On this reformist score, much advocacy has focused upon the need to eliminate, or at least reduce, the ‘global imbalances’ which are reckoned to have played a key role in laying the ground for the crisis; on the necessity for policy makers to identify and act to restrain speculative asset price bubbles; and on the desirability of developing a range of effective ‘early-warning’ indicators which will warn of trouble ahead.
It has, however, been the extraordinary malfunctioning of the financial system – which had been previously imagined to have had robust foundations – which has received the lion’s share of the reformist attention. The behaviour of investment bankers, central bankers, rating agencies and regulators has been widely derided, with the ‘light-touch’ regulatory regimes which previously prevailed now regarded as amazingly naive. So far, however, the steps taken to improve banks’ balance sheets, to limit excessive risk-taking and to ensure the future good behaviour and resiliency of banking systems have been pretty limited, to say the least. The bankers have played what initially looked to be an exceptionally weak hand with great skill. And the widely- expected populist backlash against the workings and dire consequences of the financial ancien regime has been conspicuous by its absence – to the puzzlement of many, including myself.
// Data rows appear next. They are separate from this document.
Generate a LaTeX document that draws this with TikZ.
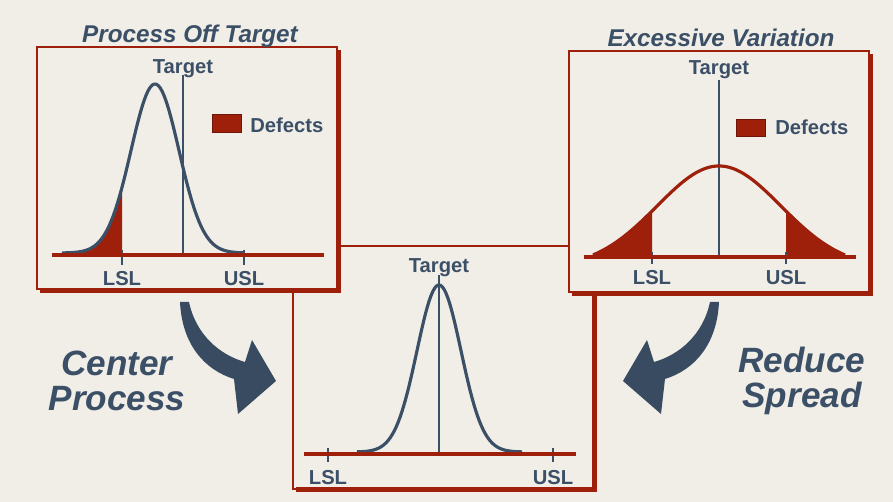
\documentclass[tikz,border=0pt]{standalone}
\usepackage{fontspec}
\setmainfont{Liberation Sans}
\usepackage{tikz}
\definecolor{paper}{HTML}{F1EEE8}
\definecolor{rust}{HTML}{9E200B}
\definecolor{slate}{HTML}{3B4F66}

\begin{document}
\begin{tikzpicture}[x=0.02cm,y=-0.02cm,panel/.style={draw=rust,line width=0.7pt,fill=paper},shade/.style={draw=rust,line width=2.3pt},axis/.style={draw=rust,line width=2.4pt},bell/.style={draw=slate,line width=1.8pt,line join=round},redbell/.style={draw=rust,line width=1.8pt,line join=round},tgt/.style={draw=slate,line width=0.6pt},tick/.style={draw=slate,line width=0.6pt},defect/.style={fill=rust},legend/.style={fill=rust,draw=rust!70!black,line width=0.4pt},lbl/.style={font=\fontsize{11.5}{13}\selectfont\bfseries,text=slate,inner sep=0pt},title/.style={font=\fontsize{13.8}{16}\selectfont\bfseries\itshape,text=slate,inner sep=0pt},big/.style={font=\fontsize{20}{20}\selectfont\bfseries\itshape,text=slate,align=center,inner sep=0pt},bigarrow/.style={fill=slate!95!black}]
\fill[paper] (0,0) rectangle (893,502);
\useasboundingbox (0,0) rectangle (893,502);
% centered process
\draw[panel] (293,246) rectangle (593,489);
\draw[shade] (594.5,249) -- (594.5,489.5) -- (296,489.5);
\draw[tgt] (439,275) -- (439,454);
\draw[bell] plot[domain=357:522,samples=90] (\x,{452-167*exp(-0.5*((\x-439)/22)^2)});
\draw[tick] (328,448) -- (328,462);
\draw[tick] (553,448) -- (553,462);
\draw[axis] (304,454) -- (576,454);
\node[lbl,anchor=base] (tgtC) at (439,273) {Target};
\node[lbl,anchor=base] (lslC) at (328,485) {LSL};
\node[lbl,anchor=base] (uslC) at (553,485) {USL};
% off target
\draw[panel] (37,47) rectangle (337,289);
\draw[shade] (338.5,50) -- (338.5,290.5) -- (40,290.5);
\draw[tgt] (183,75) -- (183,255);
\fill[defect] (62,253) -- plot[domain=62:122,samples=40] (\x,{253-169*exp(-0.5*((\x-155)/24)^2)}) -- (122,253) -- cycle;
\draw[bell] plot[domain=62:244,samples=90] (\x,{253-169*exp(-0.5*((\x-155)/24)^2)});
\draw[tick] (122,250) -- (122,265);
\draw[tick] (244,250) -- (244,265);
\draw[axis] (52,255) -- (324,255);
\draw[legend] (212,114) rectangle (241,132);
\node[lbl,anchor=base west] (defL) at (250,133) {Defects};
\node[lbl,anchor=base] (tgtL) at (183,74) {Target};
\node[lbl,anchor=base] (lslL) at (122,286) {LSL};
\node[lbl,anchor=base] (uslL) at (244,286) {USL};
\node[title,anchor=base] (offT) at (190,43) {Process Off Target};
% excessive variation
\draw[panel] (569,51) rectangle (869,292);
\draw[shade] (870.5,54) -- (870.5,293.5) -- (572,293.5);
\fill[defect] (593,255) -- plot[domain=593:652,samples=40] (\x,{255-89*(exp(-0.5*((\x-719)/62)^2)-0.1268)/0.8732}) -- (652,255) -- cycle;
\fill[defect] (786,255) -- plot[domain=786:845,samples=40] (\x,{255-89*(exp(-0.5*((\x-719)/62)^2)-0.1268)/0.8732}) -- (845,255) -- cycle;
\draw[tgt] (719,80) -- (719,257);
\draw[redbell] plot[domain=593:845,samples=90] (\x,{255-89*(exp(-0.5*((\x-719)/62)^2)-0.1268)/0.8732});
\draw[tick] (652,252) -- (652,264);
\draw[tick] (786,252) -- (786,264);
\draw[axis] (584,257) -- (856,257);
\draw[legend] (736,119) rectangle (765,136);
\node[lbl,anchor=base west] (defR) at (775,135) {Defects};
\node[lbl,anchor=base] (tgtR) at (719,75) {Target};
\node[lbl,anchor=base] (lslR) at (652,285) {LSL};
\node[lbl,anchor=base] (uslR) at (786,285) {USL};
\node[title,anchor=base] (varT) at (721,46.5) {Excessive Variation};
% bent arrows
\fill[bigarrow] (180,302) -- (189,302) .. controls (196,335) and (220,355) .. (245,362) -- (252,340) -- (276,381) -- (238,414) -- (234,379) .. controls (205,370) and (182,345) .. cycle;
\fill[bigarrow] (719,302) -- (710,302) .. controls (703,335) and (679,355) .. (654,362) -- (647,340) -- (623,381) -- (661,414) -- (665,379) .. controls (694,370) and (717,345) .. cycle;
\node[big] (centerTxt) at (117,381) {Center\\Process};
\node[big] (reduceTxt) at (802,381) {Reduce\\Spread};
\end{tikzpicture}
\end{document}
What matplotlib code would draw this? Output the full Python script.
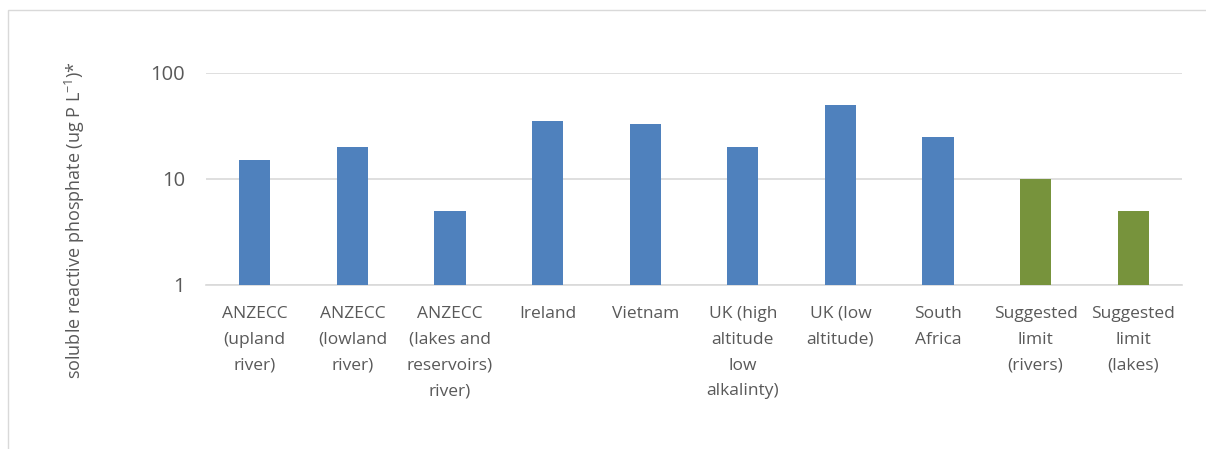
import matplotlib.pyplot as plt
from matplotlib.patches import Rectangle

categories = [
    "ANZECC\n(upland\nriver)",
    "ANZECC\n(lowland\nriver)",
    "ANZECC\n(lakes and\nreservoirs)\nriver)",
    "Ireland",
    "Vietnam",
    "UK (high\naltitude\nlow\nalkalinty)",
    "UK (low\naltitude)",
    "South\nAfrica",
    "Suggested\nlimit\n(rivers)",
    "Suggested\nlimit\n(lakes)",
]
values = [15, 20, 5, 35, 33, 20, 50, 25, 10, 5]
colors = ["#4f81bd"] * 8 + ["#77933c"] * 2

plt.rcParams["font.family"] = ["Open Sans", "DejaVu Sans"]

fig = plt.figure(figsize=(12.06, 4.49), dpi=100)
ax = fig.add_axes([206 / 1206, 1 - 285 / 449, (1182 - 206) / 1206, (285 - 73) / 449])

x = range(len(categories))
ax.bar(x, values, width=0.32, color=colors, zorder=3)
ax.set_yscale("log")
ax.set_ylim(1, 100)
ax.set_xlim(-0.5, len(categories) - 0.5)
ax.set_yticks([1, 10, 100])
ax.set_yticklabels(["1", "10", "100"])
ax.minorticks_off()
ax.set_xticks(list(x))
ax.set_xticklabels(categories, linespacing=1.82, va="top")
ax.tick_params(axis="both", length=0, colors="#595959")
ax.tick_params(axis="x", pad=15, labelsize=12.5)
ax.tick_params(axis="y", pad=15, labelsize=14.5)
ax.yaxis.grid(True, color="#d9d9d9", linewidth=1.2, zorder=0)
for s in ["top", "right", "left"]:
    ax.spines[s].set_visible(False)
ax.spines["bottom"].set_color("#d9d9d9")
ax.spines["bottom"].set_linewidth(1.2)

fig.text(75 / 1206, 1 - 220 / 449, "soluble reactive phosphate (ug P L$^{\\mathregular{-1}}$)*",
         rotation=90, ha="center", va="center", fontsize=13, color="#595959")

# outer chart frame
fig.patches.append(Rectangle((8 / 1206, -0.1), 1.2, 1 - 10 / 449 + 0.1, transform=fig.transFigure,
                             fill=False, edgecolor="#d9d9d9", linewidth=1))

fig.savefig("out.png", dpi=100)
A Call For Judgement makes a significant contribution to the reformist debate, arguing that the changes propose and implanted so far – or ‘technical tweaks’, as the author so aptly describes them – are woefully inadequate to tame future excesses and thereby reduce the risk of another financial crisis in coming years and that much more substantive changes are, therefore, necessary.
In this latter regard, Bhidé takes a stand with other forthright critics of inadequate banking reform – whether Paul Volcker, Joseph Stiglitz, Simon Johnson, Mervyn King or John Kay – and makes his own controversial and indeed heavyweight contribution to the debate, taking as his starting-point the premise that: “Finance has been on the wrong trajectory for more than half a century: its defects derive from academic theories and regulatory structures whose origins date back to the 1930s”.
Much of this fairly lengthy book is devoted to an historical analysis of how the current state of play came about and a tightly-argued exposition of the current system’s faults and failings. Bhidé concludes, however, by offering several critical policy prescriptions which comprise in toto a fundamental, ‘root and branch’ re-ordering of how our financial system is organised and operates.
I greatly enjoyed this book. It covers a lot of ground and might, therefore, seem daunting. Significantly, though, I found it an increasingly compelling read and concluded that it delivers an impressive and valuable contribution to what ought to remain an absolutely central issue from the perspective of the proper functioning of the ‘plumbing’ of our economic system and, therefore, our future well-being.